What Are the Reasons a House Can Be Repossessed and How Can You Stop It?

Tuesday, December 18, 2018, 6:00 AM | Leave Comment

House repossession is any homeowner’s worst nightmare. This is where a mortgage lender or other loan provider starts the legal process to take possession of your home.

If successful, they will then sell it at the best price possible in order to recoup any outstanding debts that you owe them.

It’s obviously in your best interests to avoid this – after scrimping and saving to buy a house, the last thing you want is to lose everything you’ve worked for.

There are a number of reasons that repossession might occur. TIC Finance have put together the following guide which covers the main reasons for house repossession, as well as some helpful tips on how you can stop the process and regain financial control.

  • Mortgage Arrears

    This is the most common reason a house is repossessed. The majority of people take out a mortgage to buy a house, but if you fall behind on your payments your lender will not be happy.

    Once you’re in arrears, your lender has every legal right to start the repossession process if you don’t bring your payments up to date.

    However, generally a court will only allow this as a last resort if all other steps have failed – creditors have to give you a chance to pay the money back.

    If you’re having a tough month financially and finding it hard to make your mortgage payment, the best thing you can do is to let your lender know that you’re likely to miss the payment. This gives them the chance to set up an alternative payment plan, and you can also make your own suggestions on how you plan to manage the debt.

    Creditors are legally required to consider your proposals and respond to them, so at the very least you will buy yourself more time.

    Plus, if the repossession process does begin, it reflects better on you that you’ve stayed in touch with your lender and tried to come to a solution.

    The absolute worst thing you can do is ignore communications and payment demands from your lender – the situation can only get more dire if you do this.

    On the other hand, co-operation could buy you months of extra time to get your finances in order.

  • Bankruptcy

    If you have high levels of debt and no way to repay your creditors, you may have to declare bankruptcy. In this case, your home may be repossessed and other assets seized to pay off some of your debts.

    After a few years, any outstanding debts will be written off. However, it will be very difficult to get credit in the future if you go bankrupt.

  • Secured Loans Arrears

    Secured loans are often taken out to pay for a second mortgage, or in order to cover the costs of house refurbishments and repairs.

    Secured loans offer lower interest rates because they are secured against the value of your home. However, this means that if you fall behind on payments the lender may seek repossession and you could lose your home.

  • Strategies to Avoid Repossession

    The repossession process is often lengthy, difficult, and expensive for all parties involved. Therefore, it’s normally in both yours and the lender’s best interest to come to an alternative solution.

Here are a few ways that you can manage debt and prevent your home being repossessed:

  • Changing Your Mortgage Terms

    Your lender may agree to make repayments more manageable for your circumstances, for example by:

    • Extending your mortgage term so that monthly payments are lower.
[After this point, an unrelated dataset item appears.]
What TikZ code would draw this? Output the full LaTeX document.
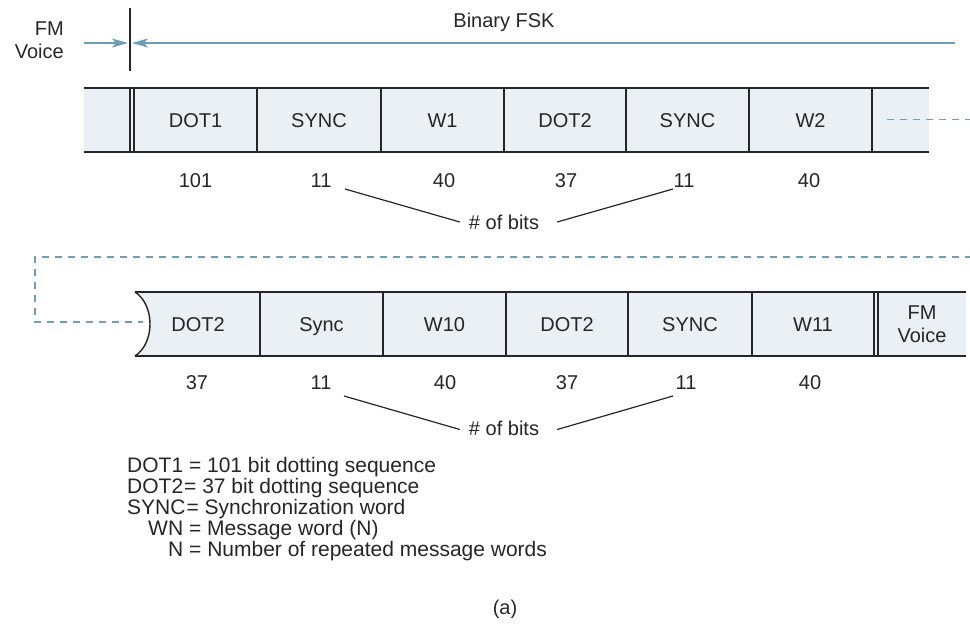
\documentclass[tikz,border=0pt]{standalone}
\usepackage{fontspec}
\setmainfont{Liberation Sans}
\usetikzlibrary{arrows.meta}
\definecolor{cellfill}{HTML}{EAF0F3}
\definecolor{steel}{HTML}{6F9DB5}
\definecolor{ink}{HTML}{262626}
\begin{document}
\begin{tikzpicture}[x=1pt,y=-1pt,
  lbl/.style={font=\fontsize{20}{24}\selectfont, text=ink, inner sep=0pt, text height=14.3pt, text depth=0pt},
  mlbl/.style={font=\fontsize{20}{23.5}\selectfont, text=ink, inner sep=0pt},
  lgd/.style={font=\fontsize{21}{25}\selectfont, text=ink, inner sep=0pt, anchor=base west},
  bord/.style={draw=ink, line width=1.4pt},
  divi/.style={draw=ink, line width=1.2pt},
  thin/.style={draw=ink, line width=1.2pt},
  bluel/.style={draw=steel, line width=1.4pt},
  bdash/.style={draw=steel, line width=1.3pt, dash pattern=on 7pt off 6pt},
  tip/.style={-{Stealth[length=16pt,width=9pt,inset=4pt,fill=steel]}}
]
\useasboundingbox (0,0) rectangle (970,626);

% ---------- top header ----------
\node[mlbl, align=right, anchor=east] (fmv) at (64,40) {FM\\Voice};
\node[lbl] (bfsk) at (504,20) {Binary FSK};
\coordinate (vt) at (130,8);
\coordinate (vb) at (130,71);
\draw[thin] (vt) -- (vb);
\coordinate (la) at (84,43);
\coordinate (lb) at (128,43);
\coordinate (ra) at (955,43);
\coordinate (rb) at (132,43);
\draw[bluel,tip] (la) -- (lb);
\draw[bluel,tip] (ra) -- (rb);

% ---------- top row ----------
\fill[cellfill] (84,88) rectangle (929,152);
\draw[bord] (84,88) -- (929,88);
\draw[bord] (84,152) -- (929,152);
\foreach \x in {130,134,257,381,504,626,749,872}
  \draw[divi] (\x,88) -- (\x,152);

\node[lbl] (t1) at (195.5,120) {DOT1};
\node[lbl] (t2) at (319,120) {SYNC};
\node[lbl] (t3) at (442.5,120) {W1};
\node[lbl] (t4) at (565,120) {DOT2};
\node[lbl] (t5) at (687.5,120) {SYNC};
\node[lbl] (t6) at (810.5,120) {W2};

\node[lbl] (tn1) at (195.5,180) {101};
\node[lbl] (tn2) at (321,180) {11};
\node[lbl] (tn3) at (444,180) {40};
\node[lbl] (tn4) at (566,180) {37};
\node[lbl] (tn5) at (684,180) {11};
\node[lbl] (tn6) at (809,180) {40};

\coordinate (d1) at (887,119.5);
\coordinate (d2) at (972,119.5);
\draw[bdash] (d1) -- (d2);

\node[lbl] (bits1) at (504,222) {\# of bits};
\coordinate (c1) at (345,189);
\coordinate (c2) at (673,189);
\draw[thin] (c1) -- ([xshift=-9pt]bits1.west);
\draw[thin] ([xshift=18pt]bits1.east) -- (c2);

% ---------- return dashed loop ----------
\coordinate (e1) at (972,257);
\coordinate (e2) at (35,257);
\coordinate (e3) at (35,322);
\coordinate (e4) at (143,322);
\draw[bdash] (e1) -- (e2) -- (e3) -- (e4);

% ---------- bottom row ----------
\fill[cellfill] (135,292) .. controls (155,305) and (155,343) .. (135,356) -- (966,356) -- (966,292) -- cycle;
\draw[bord] (135,292) -- (966,292);
\draw[bord] (135,356) -- (966,356);
\draw[bord] (135,292) .. controls (155,305) and (155,343) .. (135,356);
\foreach \x in {260,383,506,628,752,874,878}
  \draw[divi] (\x,292) -- (\x,356);

\node[lbl] (b1) at (198,324) {DOT2};
\node[lbl] (b2) at (321.5,324) {Sync};
\node[lbl] (b3) at (444.5,324) {W10};
\node[lbl] (b4) at (567,324) {DOT2};
\node[lbl] (b5) at (690,324) {SYNC};
\node[lbl] (b6) at (813,324) {W11};
\node[mlbl, align=center] (b7) at (922,324) {FM\\Voice};

\node[lbl] (bn1) at (197,382) {37};
\node[lbl] (bn2) at (321,382) {11};
\node[lbl] (bn3) at (445,382) {40};
\node[lbl] (bn4) at (567,382) {37};
\node[lbl] (bn5) at (686,382) {11};
\node[lbl] (bn6) at (810,382) {40};

\node[lbl] (bits2) at (504,428) {\# of bits};
\coordinate (c3) at (344,396);
\coordinate (c4) at (673,396);
\draw[thin] (c3) -- ([xshift=-9pt,yshift=-1.5pt]bits2.west);
\draw[thin] ([xshift=18pt,yshift=-1.5pt]bits2.east) -- (c4);

% ---------- legend ----------
\node[lgd] (g1) at (127,472.5) {DOT1 = 101 bit dotting sequence};
\node[lgd] (g2) at (127,493.5) {DOT2\kern1pt= 37 bit dotting sequence};
\node[lgd] (g3) at (127,514.5) {SYNC\kern1pt= Synchronization word};
\node[lgd] (g4) at (148,535.5) {WN = Message word (N)};
\node[lgd] (g5) at (168,556.5) {N = Number of repeated message words};

\node[lbl] (cap) at (505,607) {(a)};
\end{tikzpicture}
\end{document}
    • Allowing you to switch to interest only payments for a while.

    • Letting you take a repayment holiday.

    These solutions may also apply to secured loans.

  • Taking on a lodger

    Renting a room to a lodger or tenant will increase your income, and you can use this additional money to pay off part of your mortgage. Furthermore, the government’s Rent a Room scheme grants a helpful tax exemption if the room is furnished and in your main home. Up to £7500 a year will be tax free under this scheme.

  • Bridging Loans & Repossession Loans

    Bridging loans and repossession loans are short term loans that will allow you to settle your debts. If you have a good credit history and a plan to clear debts in the near future, this can be a good option and prevent you from losing your home. For instance, if you’ve recently become unemployed and will get a new job soon, a bridging loan can help you make up the shortfall.

  • Sell Your Home

    Although this may seem like the worst case scenario, it may be worth cutting your losses and selling your house to pay off your debts. This will allow you to avoid all the additional costs and fees that come with repossession, which may include legal and auction fees. These additional fees can put you in a position where if your lender sells your home, it’s possible that you’ll still have unmanageable debt remaining afterwards.